Q – Unidentified Analyst

So we have time for one more question, which is on how do you think about bringing in the digital assistance, the virtual FAs or the full service FAs to an individual at the corporate client? I’m just trying to understand how proactive you are with those introductions and what’s the timing for those?

A – Jed Finn

Yes. Well, it’s a complicated question because, obviously, every client is different and where they are in their advice journey is different. And so in order to make sure we best make that pairing, we’re capturing a lot of data. We’re taking a lot of feedback. We’re looking at how clients interact with the platform.

We’re tracking how often they call in. We’re tracking what they call about. And we’re trying to infer from that set of interactions what they’re trying to accomplish in their life. But we get a bunch of clues along the way.

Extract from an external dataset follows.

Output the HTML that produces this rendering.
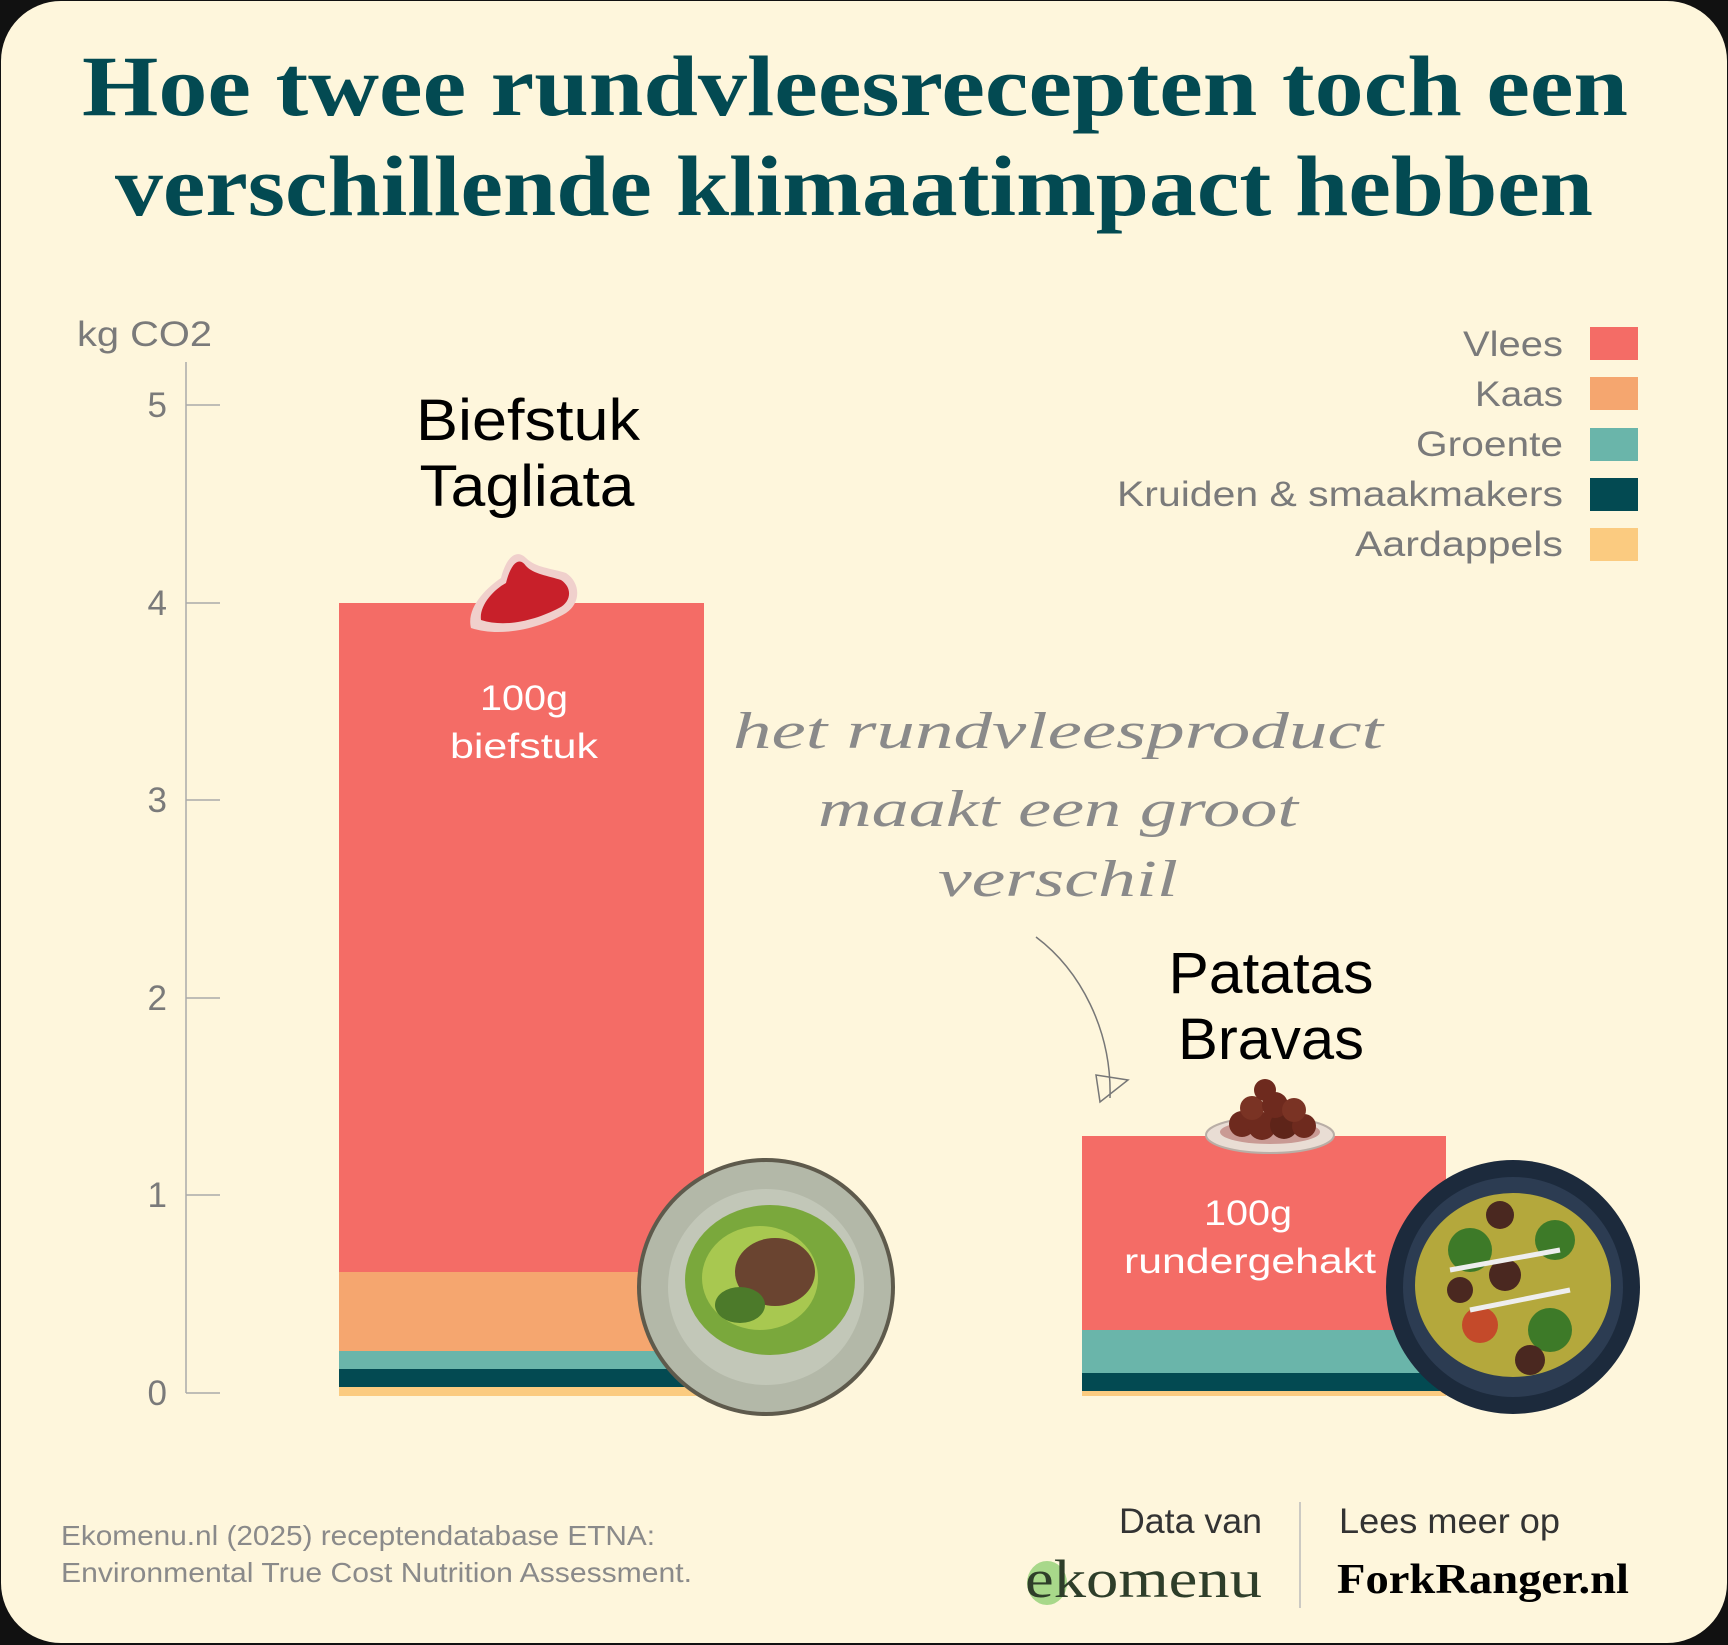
<!DOCTYPE html>
<html><head><meta charset="utf-8"><style>
html,body{margin:0;padding:0;background:#000;}
svg{display:block}
</style></head><body>
<svg width="1728" height="1645" viewBox="0 0 1728 1645" xmlns="http://www.w3.org/2000/svg">
<rect x="0" y="0" width="1728" height="1645" fill="#111"/>
<rect x="1" y="1" width="1726" height="1642" rx="60" fill="#fef6dc"/>
<g font-family="Liberation Serif, serif" font-weight="bold" fill="#034a52" font-size="86">
<text x="82" y="115" textLength="1546" lengthAdjust="spacingAndGlyphs">Hoe twee rundvleesrecepten toch een</text>
<text x="115" y="215" textLength="1478" lengthAdjust="spacingAndGlyphs">verschillende klimaatimpact hebben</text>
</g>
<g font-family="Liberation Sans, sans-serif" fill="#7a7a7a">
<text x="77" y="346" font-size="35" textLength="135" lengthAdjust="spacingAndGlyphs">kg CO2</text>
<g font-size="35" text-anchor="end">
<text x="167" y="417">5</text><text x="167" y="615">4</text><text x="167" y="812">3</text>
<text x="167" y="1010">2</text><text x="167" y="1207">1</text><text x="167" y="1405">0</text>
</g>
</g>
<g stroke="#aaa" stroke-width="1.5">
<line x1="186" y1="362" x2="186" y2="1393"/>
<line x1="186" y1="405" x2="220" y2="405"/><line x1="186" y1="603" x2="220" y2="603"/>
<line x1="186" y1="800" x2="220" y2="800"/><line x1="186" y1="998" x2="220" y2="998"/>
<line x1="186" y1="1195" x2="220" y2="1195"/><line x1="186" y1="1393" x2="220" y2="1393"/>
</g>
<rect x="339" y="603" width="365" height="669" fill="#f46c66"/>
<rect x="339" y="1272" width="365" height="79" fill="#f5a66f"/>
<rect x="339" y="1351" width="365" height="18" fill="#6ab5aa"/>
<rect x="339" y="1369" width="365" height="18" fill="#034a52"/>
<rect x="339" y="1387" width="365" height="9" fill="#fbcb80"/>
<rect x="1082" y="1136" width="364" height="194" fill="#f46c66"/>
<rect x="1082" y="1330" width="364" height="43" fill="#6ab5aa"/>
<rect x="1082" y="1373" width="364" height="18" fill="#034a52"/>
<rect x="1082" y="1391" width="364" height="5" fill="#fbcb80"/>
<g font-family="Liberation Sans, sans-serif" text-anchor="middle">
<text x="528" y="440" font-size="58" fill="#000" textLength="224" lengthAdjust="spacingAndGlyphs">Biefstuk</text>
<text x="527" y="506" font-size="58" fill="#000" textLength="215" lengthAdjust="spacingAndGlyphs">Tagliata</text>
<text x="1271" y="993" font-size="58" fill="#000" textLength="205" lengthAdjust="spacingAndGlyphs">Patatas</text>
<text x="1271" y="1059" font-size="58" fill="#000" textLength="186" lengthAdjust="spacingAndGlyphs">Bravas</text>
<text x="524" y="710" font-size="35" fill="#fff" textLength="88" lengthAdjust="spacingAndGlyphs">100g</text>
<text x="524" y="758" font-size="35" fill="#fff" textLength="148" lengthAdjust="spacingAndGlyphs">biefstuk</text>
<text x="1248" y="1225" font-size="35" fill="#fff" textLength="88" lengthAdjust="spacingAndGlyphs">100g</text>
<text x="1250" y="1273" font-size="35" fill="#fff" textLength="252" lengthAdjust="spacingAndGlyphs">rundergehakt</text>
</g>
<g transform="translate(521,598)">
<path d="M-50,30 C-55,10 -35,-10 -20,-20 C-15,-40 -5,-50 5,-40 C15,-30 30,-30 45,-25 C60,-15 60,5 45,15 C20,30 -20,40 -50,30Z" fill="#f0d0cc"/>
<path d="M-40,22 C-42,8 -28,-8 -15,-15 C-10,-35 -2,-42 5,-32 C12,-24 28,-22 40,-18 C52,-10 50,4 38,10 C15,22 -15,30 -40,22Z" fill="#c8202a"/>
</g>
<g transform="translate(1270,1122)">
<ellipse cx="0" cy="13" rx="64" ry="18" fill="#e9ddd4" stroke="#b9aea6" stroke-width="2"/>
<ellipse cx="0" cy="10" rx="50" ry="12" fill="#c99a94"/>
<circle cx="-28" cy="2" r="13" fill="#6e2a1e"/><circle cx="-8" cy="4" r="14" fill="#6e2a1e"/>
<circle cx="14" cy="3" r="14" fill="#5e2419"/><circle cx="34" cy="4" r="12" fill="#6e2a1e"/>
<circle cx="-18" cy="-14" r="12" fill="#7a3324"/><circle cx="5" cy="-17" r="13" fill="#6e2a1e"/>
<circle cx="24" cy="-12" r="12" fill="#7a3324"/><circle cx="-5" cy="-32" r="11" fill="#6e2a1e"/>
</g>
<circle cx="766" cy="1287" r="129" fill="#5e5a4c"/>
<circle cx="766" cy="1287" r="125" fill="#b3b8a8"/>
<circle cx="766" cy="1287" r="98" fill="#c2c7b8"/>
<ellipse cx="770" cy="1280" rx="85" ry="75" fill="#7aa83c"/>
<ellipse cx="760" cy="1278" rx="58" ry="52" fill="#a8c850"/>
<ellipse cx="775" cy="1272" rx="40" ry="34" fill="#6a4430"/>
<ellipse cx="740" cy="1305" rx="25" ry="18" fill="#4c7a2a"/>
<circle cx="1513" cy="1287" r="127" fill="#1c2a3c"/>
<circle cx="1513" cy="1287" r="110" fill="#2c3c52"/>
<ellipse cx="1513" cy="1285" rx="98" ry="92" fill="#b4a83c"/>
<circle cx="1470" cy="1250" r="22" fill="#3d7a28"/><circle cx="1555" cy="1240" r="20" fill="#3d7a28"/>
<circle cx="1550" cy="1330" r="22" fill="#3d7a28"/><circle cx="1480" cy="1325" r="18" fill="#c44a2a"/>
<circle cx="1505" cy="1275" r="16" fill="#4a2820"/><circle cx="1530" cy="1360" r="15" fill="#4a2820"/>
<circle cx="1500" cy="1215" r="14" fill="#4a2820"/><circle cx="1460" cy="1290" r="13" fill="#4a2820"/>
<path d="M1450,1270 L1560,1250 M1470,1310 L1570,1290" stroke="#eee" stroke-width="5" fill="none"/>
<g font-family="Liberation Sans, sans-serif" font-size="35" fill="#7a7a7a" text-anchor="end">
<text x="1563" y="356" textLength="100" lengthAdjust="spacingAndGlyphs">Vlees</text>
<text x="1563" y="406" textLength="88" lengthAdjust="spacingAndGlyphs">Kaas</text>
<text x="1563" y="456" textLength="147" lengthAdjust="spacingAndGlyphs">Groente</text>
<text x="1563" y="506" textLength="446" lengthAdjust="spacingAndGlyphs">Kruiden &amp; smaakmakers</text>
<text x="1563" y="556" textLength="208" lengthAdjust="spacingAndGlyphs">Aardappels</text>
</g>
<rect x="1590" y="327" width="48" height="33" fill="#f46c66"/>
<rect x="1590" y="377" width="48" height="33" fill="#f5a66f"/>
<rect x="1590" y="428" width="48" height="33" fill="#6ab5aa"/>
<rect x="1590" y="478" width="48" height="33" fill="#034a52"/>
<rect x="1590" y="528" width="48" height="33" fill="#fbcb80"/>
<g font-family="Liberation Serif, serif" font-style="italic" font-size="52" fill="#8a8a8a" text-anchor="middle">
<text x="1058" y="748" textLength="650" lengthAdjust="spacingAndGlyphs">het rundvleesproduct</text>
<text x="1058" y="826" textLength="480" lengthAdjust="spacingAndGlyphs">maakt een groot</text>
<text x="1058" y="896" textLength="240" lengthAdjust="spacingAndGlyphs">verschil</text>
</g>
<path d="M1036,937 C1080,970 1112,1030 1110,1098" stroke="#777" stroke-width="1.5" fill="none"/>
<path d="M1096,1075 L1100,1102 L1128,1080 Z" stroke="#777" stroke-width="1.5" fill="none"/>
<g font-family="Liberation Sans, sans-serif" fill="#8a8a8a" font-size="28">
<text x="61" y="1545" textLength="594" lengthAdjust="spacingAndGlyphs">Ekomenu.nl (2025) receptendatabase ETNA:</text>
<text x="61" y="1582" textLength="631" lengthAdjust="spacingAndGlyphs">Environmental True Cost Nutrition Assessment.</text>
</g>
<g font-family="Liberation Sans, sans-serif" fill="#333" font-size="35">
<text x="1262" y="1533" text-anchor="end" textLength="143" lengthAdjust="spacingAndGlyphs">Data van</text>
<text x="1339" y="1533" textLength="221" lengthAdjust="spacingAndGlyphs">Lees meer op</text>
</g>
<line x1="1300" y1="1502" x2="1300" y2="1608" stroke="#bbb" stroke-width="1.5"/>
<ellipse cx="1047" cy="1583" rx="20" ry="22" fill="#a8d88a"/>
<text x="1025" y="1597" font-family="Liberation Serif, serif" font-size="54" fill="#2e3e2a" textLength="237" lengthAdjust="spacingAndGlyphs">ekomenu</text>
<text x="1337" y="1593" font-family="Liberation Serif, serif" font-weight="bold" font-size="42" fill="#000" textLength="292" lengthAdjust="spacingAndGlyphs">ForkRanger.nl</text>
</svg>
</body></html>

And rather trying to trying to describe kind of each of the different journeys and how that works, what I would do — and this is admittedly a cop out, but what I would do is suggest that everybody go to the expo that’s downstairs right on the back of the lobby, and you can see how we make those decisions in real time because it will help bring it to life and see what we’re trying to deliver to help those clients achieve their goals.

Q – Unidentified Analyst

And the expo is open through Wednesday?

A – Jed Finn

I would imagine.

Q – Unidentified Analyst

Very good. All right. Jed, thanks very much for joining us this morning.